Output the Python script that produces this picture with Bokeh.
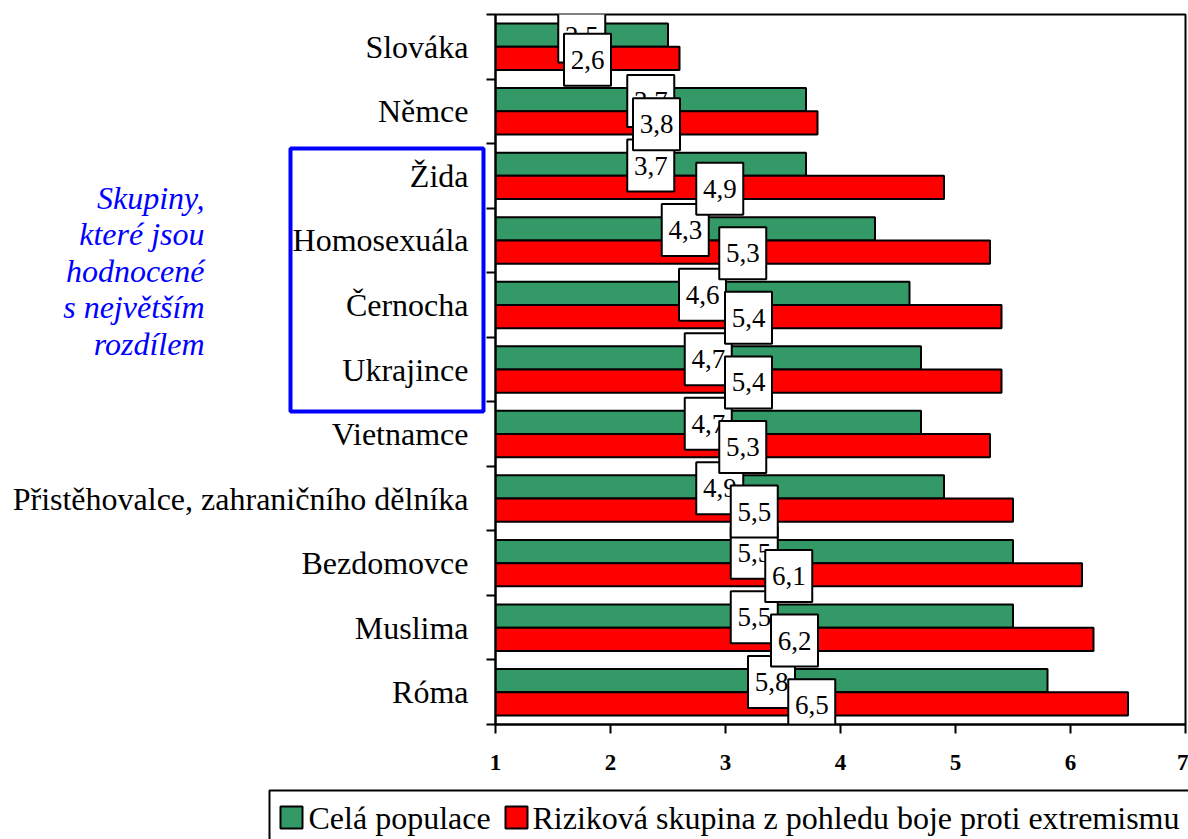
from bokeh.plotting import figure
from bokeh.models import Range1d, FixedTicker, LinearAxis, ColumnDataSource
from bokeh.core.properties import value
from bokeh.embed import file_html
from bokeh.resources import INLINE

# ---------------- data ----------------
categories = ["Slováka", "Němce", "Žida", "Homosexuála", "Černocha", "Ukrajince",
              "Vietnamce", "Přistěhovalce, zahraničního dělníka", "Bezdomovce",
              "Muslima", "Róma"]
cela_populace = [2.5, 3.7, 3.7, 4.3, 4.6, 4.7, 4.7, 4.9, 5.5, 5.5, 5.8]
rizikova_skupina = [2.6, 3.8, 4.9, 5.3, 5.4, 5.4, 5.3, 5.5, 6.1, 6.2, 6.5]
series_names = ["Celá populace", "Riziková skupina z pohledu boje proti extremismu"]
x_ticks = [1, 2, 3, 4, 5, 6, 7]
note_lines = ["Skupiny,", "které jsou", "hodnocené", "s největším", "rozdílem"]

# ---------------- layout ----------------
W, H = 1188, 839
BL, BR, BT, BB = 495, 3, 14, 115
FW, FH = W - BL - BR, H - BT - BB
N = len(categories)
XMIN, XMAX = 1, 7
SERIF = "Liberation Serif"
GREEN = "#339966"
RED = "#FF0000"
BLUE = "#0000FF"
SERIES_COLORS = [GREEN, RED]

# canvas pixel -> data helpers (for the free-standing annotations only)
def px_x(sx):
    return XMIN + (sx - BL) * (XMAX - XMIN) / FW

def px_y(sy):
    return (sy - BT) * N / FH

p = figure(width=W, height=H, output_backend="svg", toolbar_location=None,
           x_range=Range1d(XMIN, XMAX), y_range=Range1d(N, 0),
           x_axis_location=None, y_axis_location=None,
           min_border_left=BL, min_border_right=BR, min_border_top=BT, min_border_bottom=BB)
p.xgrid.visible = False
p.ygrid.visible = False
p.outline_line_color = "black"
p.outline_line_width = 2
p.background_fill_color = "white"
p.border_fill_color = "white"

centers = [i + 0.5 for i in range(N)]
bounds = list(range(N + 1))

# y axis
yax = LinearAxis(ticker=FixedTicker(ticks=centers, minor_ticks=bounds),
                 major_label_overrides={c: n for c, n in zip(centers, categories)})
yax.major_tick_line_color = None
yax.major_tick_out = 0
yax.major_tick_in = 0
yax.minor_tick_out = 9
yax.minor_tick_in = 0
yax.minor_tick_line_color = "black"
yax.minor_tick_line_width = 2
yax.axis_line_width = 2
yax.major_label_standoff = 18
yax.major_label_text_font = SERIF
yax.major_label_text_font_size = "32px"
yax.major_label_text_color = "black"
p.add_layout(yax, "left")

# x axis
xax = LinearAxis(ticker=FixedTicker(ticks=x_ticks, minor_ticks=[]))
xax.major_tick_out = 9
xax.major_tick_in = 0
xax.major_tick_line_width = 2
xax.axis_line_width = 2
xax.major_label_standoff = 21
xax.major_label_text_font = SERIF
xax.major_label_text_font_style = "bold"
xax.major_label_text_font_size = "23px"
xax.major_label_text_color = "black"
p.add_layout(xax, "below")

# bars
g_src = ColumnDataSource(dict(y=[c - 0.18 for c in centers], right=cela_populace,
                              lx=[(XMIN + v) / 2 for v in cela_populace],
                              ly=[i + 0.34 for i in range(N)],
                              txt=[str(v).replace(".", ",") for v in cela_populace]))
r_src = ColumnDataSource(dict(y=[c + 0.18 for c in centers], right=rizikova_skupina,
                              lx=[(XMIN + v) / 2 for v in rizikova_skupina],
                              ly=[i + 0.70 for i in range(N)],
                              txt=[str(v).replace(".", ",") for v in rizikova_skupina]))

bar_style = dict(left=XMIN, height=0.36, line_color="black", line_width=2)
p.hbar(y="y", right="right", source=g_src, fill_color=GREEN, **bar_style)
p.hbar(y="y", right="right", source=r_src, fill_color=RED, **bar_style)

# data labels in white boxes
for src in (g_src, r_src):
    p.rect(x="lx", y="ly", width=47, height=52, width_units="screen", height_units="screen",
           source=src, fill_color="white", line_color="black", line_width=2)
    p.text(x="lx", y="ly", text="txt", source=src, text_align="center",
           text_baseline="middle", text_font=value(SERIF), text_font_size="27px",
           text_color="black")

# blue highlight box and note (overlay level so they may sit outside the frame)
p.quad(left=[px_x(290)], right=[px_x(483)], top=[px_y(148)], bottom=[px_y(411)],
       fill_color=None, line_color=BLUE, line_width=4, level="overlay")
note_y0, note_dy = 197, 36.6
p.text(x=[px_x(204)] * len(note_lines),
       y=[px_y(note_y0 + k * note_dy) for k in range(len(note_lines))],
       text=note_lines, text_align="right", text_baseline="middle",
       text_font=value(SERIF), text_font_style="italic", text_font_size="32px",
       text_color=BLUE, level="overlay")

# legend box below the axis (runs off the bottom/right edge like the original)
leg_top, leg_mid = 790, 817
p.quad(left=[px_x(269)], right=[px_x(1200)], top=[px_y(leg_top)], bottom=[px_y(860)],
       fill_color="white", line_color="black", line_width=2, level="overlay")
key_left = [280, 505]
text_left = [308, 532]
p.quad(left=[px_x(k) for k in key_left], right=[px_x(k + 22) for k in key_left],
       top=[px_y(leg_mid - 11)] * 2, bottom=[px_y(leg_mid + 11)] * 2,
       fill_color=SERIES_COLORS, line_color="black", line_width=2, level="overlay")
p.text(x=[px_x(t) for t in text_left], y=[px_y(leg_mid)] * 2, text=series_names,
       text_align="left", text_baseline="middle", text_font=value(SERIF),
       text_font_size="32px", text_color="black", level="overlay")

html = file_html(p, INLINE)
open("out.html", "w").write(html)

What is expected -
Output an exact copy of the material, with the pictures removed.

Answer to this task -
Output the Python script that produces this picture with Bokeh.
from bokeh.plotting import figure
from bokeh.models import Range1d, FixedTicker, LinearAxis, ColumnDataSource
from bokeh.core.properties import value
from bokeh.embed import file_html
from bokeh.resources import INLINE

# ---------------- data ----------------
categories = ["Slováka", "Němce", "Žida", "Homosexuála", "Černocha", "Ukrajince",
              "Vietnamce", "Přistěhovalce, zahraničního dělníka", "Bezdomovce",
              "Muslima", "Róma"]
cela_populace = [2.5, 3.7, 3.7, 4.3, 4.6, 4.7, 4.7, 4.9, 5.5, 5.5, 5.8]
rizikova_skupina = [2.6, 3.8, 4.9, 5.3, 5.4, 5.4, 5.3, 5.5, 6.1, 6.2, 6.5]
series_names = ["Celá populace", "Riziková skupina z pohledu boje proti extremismu"]
x_ticks = [1, 2, 3, 4, 5, 6, 7]
note_lines = ["Skupiny,", "které jsou", "hodnocené", "s největším", "rozdílem"]

# ---------------- layout ----------------
W, H = 1188, 839
BL, BR, BT, BB = 495, 3, 14, 115
FW, FH = W - BL - BR, H - BT - BB
N = len(categories)
XMIN, XMAX = 1, 7
SERIF = "Liberation Serif"
GREEN = "#339966"
RED = "#FF0000"
BLUE = "#0000FF"
SERIES_COLORS = [GREEN, RED]

# canvas pixel -> data helpers (for the free-standing annotations only)
def px_x(sx):
    return XMIN + (sx - BL) * (XMAX - XMIN) / FW

def px_y(sy):
    return (sy - BT) * N / FH

p = figure(width=W, height=H, output_backend="svg", toolbar_location=None,
           x_range=Range1d(XMIN, XMAX), y_range=Range1d(N, 0),
           x_axis_location=None, y_axis_location=None,
           min_border_left=BL, min_border_right=BR, min_border_top=BT, min_border_bottom=BB)
p.xgrid.visible = False
p.ygrid.visible = False
p.outline_line_color = "black"
p.outline_line_width = 2
p.background_fill_color = "white"
p.border_fill_color = "white"

centers = [i + 0.5 for i in range(N)]
bounds = list(range(N + 1))

# y axis
yax = LinearAxis(ticker=FixedTicker(ticks=centers, minor_ticks=bounds),
                 major_label_overrides={c: n for c, n in zip(centers, categories)})
yax.major_tick_line_color = None
yax.major_tick_out = 0
yax.major_tick_in = 0
yax.minor_tick_out = 9
yax.minor_tick_in = 0
yax.minor_tick_line_color = "black"
yax.minor_tick_line_width = 2
yax.axis_line_width = 2
yax.major_label_standoff = 18
yax.major_label_text_font = SERIF
yax.major_label_text_font_size = "32px"
yax.major_label_text_color = "black"
p.add_layout(yax, "left")

# x axis
xax = LinearAxis(ticker=FixedTicker(ticks=x_ticks, minor_ticks=[]))
xax.major_tick_out = 9
xax.major_tick_in = 0
xax.major_tick_line_width = 2
xax.axis_line_width = 2
xax.major_label_standoff = 21
xax.major_label_text_font = SERIF
xax.major_label_text_font_style = "bold"
xax.major_label_text_font_size = "23px"
xax.major_label_text_color = "black"
p.add_layout(xax, "below")

# bars
g_src = ColumnDataSource(dict(y=[c - 0.18 for c in centers], right=cela_populace,
                              lx=[(XMIN + v) / 2 for v in cela_populace],
                              ly=[i + 0.34 for i in range(N)],
                              txt=[str(v).replace(".", ",") for v in cela_populace]))
r_src = ColumnDataSource(dict(y=[c + 0.18 for c in centers], right=rizikova_skupina,
                              lx=[(XMIN + v) / 2 for v in rizikova_skupina],
                              ly=[i + 0.70 for i in range(N)],
                              txt=[str(v).replace(".", ",") for v in rizikova_skupina]))

bar_style = dict(left=XMIN, height=0.36, line_color="black", line_width=2)
p.hbar(y="y", right="right", source=g_src, fill_color=GREEN, **bar_style)
p.hbar(y="y", right="right", source=r_src, fill_color=RED, **bar_style)

# data labels in white boxes
for src in (g_src, r_src):
    p.rect(x="lx", y="ly", width=47, height=52, width_units="screen", height_units="screen",
           source=src, fill_color="white", line_color="black", line_width=2)
    p.text(x="lx", y="ly", text="txt", source=src, text_align="center",
           text_baseline="middle", text_font=value(SERIF), text_font_size="27px",
           text_color="black")

# blue highlight box and note (overlay level so they may sit outside the frame)
p.quad(left=[px_x(290)], right=[px_x(483)], top=[px_y(148)], bottom=[px_y(411)],
       fill_color=None, line_color=BLUE, line_width=4, level="overlay")
note_y0, note_dy = 197, 36.6
p.text(x=[px_x(204)] * len(note_lines),
       y=[px_y(note_y0 + k * note_dy) for k in range(len(note_lines))],
       text=note_lines, text_align="right", text_baseline="middle",
       text_font=value(SERIF), text_font_style="italic", text_font_size="32px",
       text_color=BLUE, level="overlay")

# legend box below the axis (runs off the bottom/right edge like the original)
leg_top, leg_mid = 790, 817
p.quad(left=[px_x(269)], right=[px_x(1200)], top=[px_y(leg_top)], bottom=[px_y(860)],
       fill_color="white", line_color="black", line_width=2, level="overlay")
key_left = [280, 505]
text_left = [308, 532]
p.quad(left=[px_x(k) for k in key_left], right=[px_x(k + 22) for k in key_left],
       top=[px_y(leg_mid - 11)] * 2, bottom=[px_y(leg_mid + 11)] * 2,
       fill_color=SERIES_COLORS, line_color="black", line_width=2, level="overlay")
p.text(x=[px_x(t) for t in text_left], y=[px_y(leg_mid)] * 2, text=series_names,
       text_align="left", text_baseline="middle", text_font=value(SERIF),
       text_font_size="32px", text_color="black", level="overlay")

html = file_html(p, INLINE)
open("out.html", "w").write(html)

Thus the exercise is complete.